**Exercise requirements**:
Write out each line that follows exactly as it stands, without the pictures.

**Given material**:
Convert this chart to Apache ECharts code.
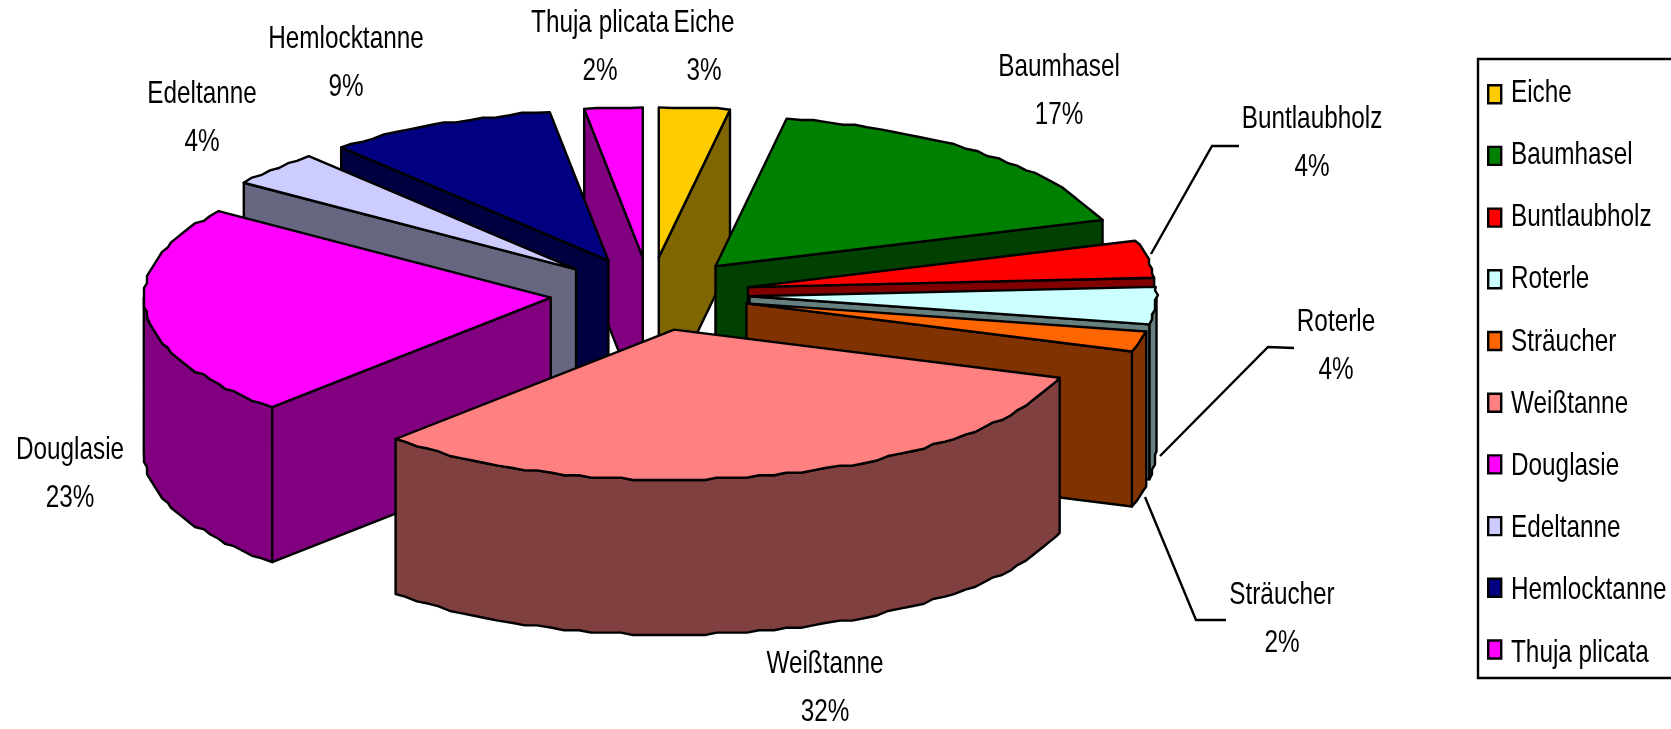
<!DOCTYPE html>
<html><head><meta charset="utf-8">
<style>html,body{margin:0;padding:0;background:#fff}#c{width:1671px;height:729px}</style>
<script src="https://cdn.jsdelivr.net/npm/echarts@6/dist/echarts.min.js"></script>
</head><body><div id="c"></div>
<script>
const categories = ['Eiche','Baumhasel','Buntlaubholz','Roterle','Sträucher','Weißtanne','Douglasie','Edeltanne','Hemlocktanne','Thuja plicata'];
const shares = [2.8,17.2,4.0,4.0,2.2,31.8,22.8,3.8,9.1,2.3];
const topColors = ['#FFCC00','#008000','#FF0000','#CCFFFF','#FF6600','#FF8080','#FF00FF','#CCCCFF','#000080','#FF00FF'];
const wallColors = ['#806600','#004000','#800000','#668080','#803300','#804040','#800080','#666680','#000040','#800080'];
const paintOrder = ['Eiche','Thuja plicata','Hemlocktanne','Baumhasel','Edeltanne','Buntlaubholz','Douglasie','Roterle','Sträucher','Weißtanne'];

const FONT = '"Liberation Sans",Arial,sans-serif';
const FS = 32, TEXT_SCALE = 0.76;
const PIE = {cx:650, cy:294, rx:407, ry:150, depth:155, explode:0.245};
const labelPos = {
  'Eiche':[704,47],'Baumhasel':[1059,91],'Buntlaubholz':[1312,143],'Roterle':[1336,346],
  'Sträucher':[1282,619],'Weißtanne':[825,688],'Douglasie':[70,474],'Edeltanne':[202,118],
  'Hemlocktanne':[346,63],'Thuja plicata':[600,47]
};
const leaders = {
  'Buntlaubholz':[[1239,146],[1212,146],[1151,254]],
  'Roterle':[[1294,348],[1268,347],[1160,456]],
  'Sträucher':[[1226,620],[1196,620],[1145,497]]
};
const LEG = {x:1478, y:59, w:196, h:619, textX:1511, firstY:93, step:62.2};

const total = shares.reduce((a,b)=>a+b,0);
const D2R = Math.PI/180;
function startAngle(i){ let s=0; for(let k=0;k<i;k++) s+=shares[k]; return s/total*360; }
const q = (v,s)=>Math.round(v/s)*s;

function makeRender(i){
  const name = categories[i];
  return function(params, api){
    const sweep = api.value(0)/total*360;
    const a0 = startAngle(i), a1 = a0+sweep, mid = (a0+a1)/2;
    const ax = PIE.cx + PIE.explode*PIE.rx*Math.sin(mid*D2R);
    const ay = PIE.cy - PIE.explode*PIE.ry*Math.cos(mid*D2R);
    const rim = a => [ax+PIE.rx*Math.sin(a*D2R), ay-PIE.ry*Math.cos(a*D2R)];
    const down = p => [p[0], p[1]+PIE.depth];
    const arc = (s,e) => {
      const out=[]; const n=Math.max(2,Math.ceil((e-s)/2));
      for(let k=0;k<=n;k++){ const p=rim(s+(e-s)*k/n); out.push(k===0||k===n?p:[q(p[0],3),q(p[1],2.4)]); }
      return out;
    };
    const stroke = {stroke:'#000', lineWidth:2.4, lineJoin:'round'};
    const wallStyle = Object.assign({fill:wallColors[i]}, stroke);
    const children = [];
    const A = [ax,ay];
    if (leaders[name]) children.push({type:'polyline', shape:{points:leaders[name]}, style:{stroke:'#000', lineWidth:2.4, fill:null}});
    const sR = rim(a0), eR = rim(a1);
    const drawStart = sR[0] < ax, drawEnd = eR[0] > ax;
    const rs = Math.max(a0,90), re = Math.min(a1,270);
    if (re > rs) {
      const t = arc(rs,re);
      children.push({type:'polygon', shape:{points:t.concat(t.slice().reverse().map(down))}, style:wallStyle});
    }
    if (drawStart) children.push({type:'polygon', shape:{points:[A,sR,down(sR),down(A)]}, style:wallStyle});
    if (drawEnd) children.push({type:'polygon', shape:{points:[A,eR,down(eR),down(A)]}, style:wallStyle});
    children.push({type:'polygon', shape:{points:[A].concat(arc(a0,a1))}, style:Object.assign({fill:topColors[i]}, stroke)});
    const lp = labelPos[name];
    children.push({type:'text', x:lp[0], y:lp[1], scaleX:TEXT_SCALE,
      style:{text:name+'\n'+Math.round(api.value(0)/total*100)+'%', x:0, y:0, align:'center', verticalAlign:'middle', font:FS+'px '+FONT, lineHeight:48, fill:'#000'}});
    return {type:'group', children};
  };
}

const series = paintOrder.map((name, order) => {
  const i = categories.indexOf(name);
  return {type:'custom', name, coordinateSystem:'none', silent:true, z:2+order,
    itemStyle:{color:topColors[i]}, data:[[shares[i]]], renderItem:makeRender(i), clip:false};
});

const graphic = [{type:'rect', z:0, silent:true, shape:{x:LEG.x, y:LEG.y, width:LEG.w, height:LEG.h}, style:{fill:'#fff', stroke:'#000', lineWidth:2.4}}]
  .concat(categories.map((name,k)=>({type:'text', z:100, silent:true, x:LEG.textX, y:LEG.firstY+k*LEG.step, scaleX:TEXT_SCALE,
    style:{text:name, x:0, y:0, align:'left', verticalAlign:'middle', font:FS+'px '+FONT, fill:'#000'}})));

const chart = echarts.init(document.getElementById('c'), null, {renderer:'canvas'});
chart.setOption({
  animation:false, backgroundColor:'#fff',
  graphic,
  legend:{orient:'vertical', left:1487, top:84, icon:'rect', selectedMode:false,
    data:categories, itemWidth:13, itemHeight:18, itemGap:41.3, padding:0,
    itemStyle:{borderColor:'#000', borderWidth:2.4},
    formatter:()=>' ',
    textStyle:{fontFamily:FONT, fontSize:12, color:'#000'}},
  series
});
</script></body></html>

**Answer**:
Convert this chart to Apache ECharts code.
<!DOCTYPE html>
<html><head><meta charset="utf-8">
<style>html,body{margin:0;padding:0;background:#fff}#c{width:1671px;height:729px}</style>
<script src="https://cdn.jsdelivr.net/npm/echarts@6/dist/echarts.min.js"></script>
</head><body><div id="c"></div>
<script>
const categories = ['Eiche','Baumhasel','Buntlaubholz','Roterle','Sträucher','Weißtanne','Douglasie','Edeltanne','Hemlocktanne','Thuja plicata'];
const shares = [2.8,17.2,4.0,4.0,2.2,31.8,22.8,3.8,9.1,2.3];
const topColors = ['#FFCC00','#008000','#FF0000','#CCFFFF','#FF6600','#FF8080','#FF00FF','#CCCCFF','#000080','#FF00FF'];
const wallColors = ['#806600','#004000','#800000','#668080','#803300','#804040','#800080','#666680','#000040','#800080'];
const paintOrder = ['Eiche','Thuja plicata','Hemlocktanne','Baumhasel','Edeltanne','Buntlaubholz','Douglasie','Roterle','Sträucher','Weißtanne'];

const FONT = '"Liberation Sans",Arial,sans-serif';
const FS = 32, TEXT_SCALE = 0.76;
const PIE = {cx:650, cy:294, rx:407, ry:150, depth:155, explode:0.245};
const labelPos = {
  'Eiche':[704,47],'Baumhasel':[1059,91],'Buntlaubholz':[1312,143],'Roterle':[1336,346],
  'Sträucher':[1282,619],'Weißtanne':[825,688],'Douglasie':[70,474],'Edeltanne':[202,118],
  'Hemlocktanne':[346,63],'Thuja plicata':[600,47]
};
const leaders = {
  'Buntlaubholz':[[1239,146],[1212,146],[1151,254]],
  'Roterle':[[1294,348],[1268,347],[1160,456]],
  'Sträucher':[[1226,620],[1196,620],[1145,497]]
};
const LEG = {x:1478, y:59, w:196, h:619, textX:1511, firstY:93, step:62.2};

const total = shares.reduce((a,b)=>a+b,0);
const D2R = Math.PI/180;
function startAngle(i){ let s=0; for(let k=0;k<i;k++) s+=shares[k]; return s/total*360; }
const q = (v,s)=>Math.round(v/s)*s;

function makeRender(i){
  const name = categories[i];
  return function(params, api){
    const sweep = api.value(0)/total*360;
    const a0 = startAngle(i), a1 = a0+sweep, mid = (a0+a1)/2;
    const ax = PIE.cx + PIE.explode*PIE.rx*Math.sin(mid*D2R);
    const ay = PIE.cy - PIE.explode*PIE.ry*Math.cos(mid*D2R);
    const rim = a => [ax+PIE.rx*Math.sin(a*D2R), ay-PIE.ry*Math.cos(a*D2R)];
    const down = p => [p[0], p[1]+PIE.depth];
    const arc = (s,e) => {
      const out=[]; const n=Math.max(2,Math.ceil((e-s)/2));
      for(let k=0;k<=n;k++){ const p=rim(s+(e-s)*k/n); out.push(k===0||k===n?p:[q(p[0],3),q(p[1],2.4)]); }
      return out;
    };
    const stroke = {stroke:'#000', lineWidth:2.4, lineJoin:'round'};
    const wallStyle = Object.assign({fill:wallColors[i]}, stroke);
    const children = [];
    const A = [ax,ay];
    if (leaders[name]) children.push({type:'polyline', shape:{points:leaders[name]}, style:{stroke:'#000', lineWidth:2.4, fill:null}});
    const sR = rim(a0), eR = rim(a1);
    const drawStart = sR[0] < ax, drawEnd = eR[0] > ax;
    const rs = Math.max(a0,90), re = Math.min(a1,270);
    if (re > rs) {
      const t = arc(rs,re);
      children.push({type:'polygon', shape:{points:t.concat(t.slice().reverse().map(down))}, style:wallStyle});
    }
    if (drawStart) children.push({type:'polygon', shape:{points:[A,sR,down(sR),down(A)]}, style:wallStyle});
    if (drawEnd) children.push({type:'polygon', shape:{points:[A,eR,down(eR),down(A)]}, style:wallStyle});
    children.push({type:'polygon', shape:{points:[A].concat(arc(a0,a1))}, style:Object.assign({fill:topColors[i]}, stroke)});
    const lp = labelPos[name];
    children.push({type:'text', x:lp[0], y:lp[1], scaleX:TEXT_SCALE,
      style:{text:name+'\n'+Math.round(api.value(0)/total*100)+'%', x:0, y:0, align:'center', verticalAlign:'middle', font:FS+'px '+FONT, lineHeight:48, fill:'#000'}});
    return {type:'group', children};
  };
}

const series = paintOrder.map((name, order) => {
  const i = categories.indexOf(name);
  return {type:'custom', name, coordinateSystem:'none', silent:true, z:2+order,
    itemStyle:{color:topColors[i]}, data:[[shares[i]]], renderItem:makeRender(i), clip:false};
});

const graphic = [{type:'rect', z:0, silent:true, shape:{x:LEG.x, y:LEG.y, width:LEG.w, height:LEG.h}, style:{fill:'#fff', stroke:'#000', lineWidth:2.4}}]
  .concat(categories.map((name,k)=>({type:'text', z:100, silent:true, x:LEG.textX, y:LEG.firstY+k*LEG.step, scaleX:TEXT_SCALE,
    style:{text:name, x:0, y:0, align:'left', verticalAlign:'middle', font:FS+'px '+FONT, fill:'#000'}})));

const chart = echarts.init(document.getElementById('c'), null, {renderer:'canvas'});
chart.setOption({
  animation:false, backgroundColor:'#fff',
  graphic,
  legend:{orient:'vertical', left:1487, top:84, icon:'rect', selectedMode:false,
    data:categories, itemWidth:13, itemHeight:18, itemGap:41.3, padding:0,
    itemStyle:{borderColor:'#000', borderWidth:2.4},
    formatter:()=>' ',
    textStyle:{fontFamily:FONT, fontSize:12, color:'#000'}},
  series
});
</script></body></html>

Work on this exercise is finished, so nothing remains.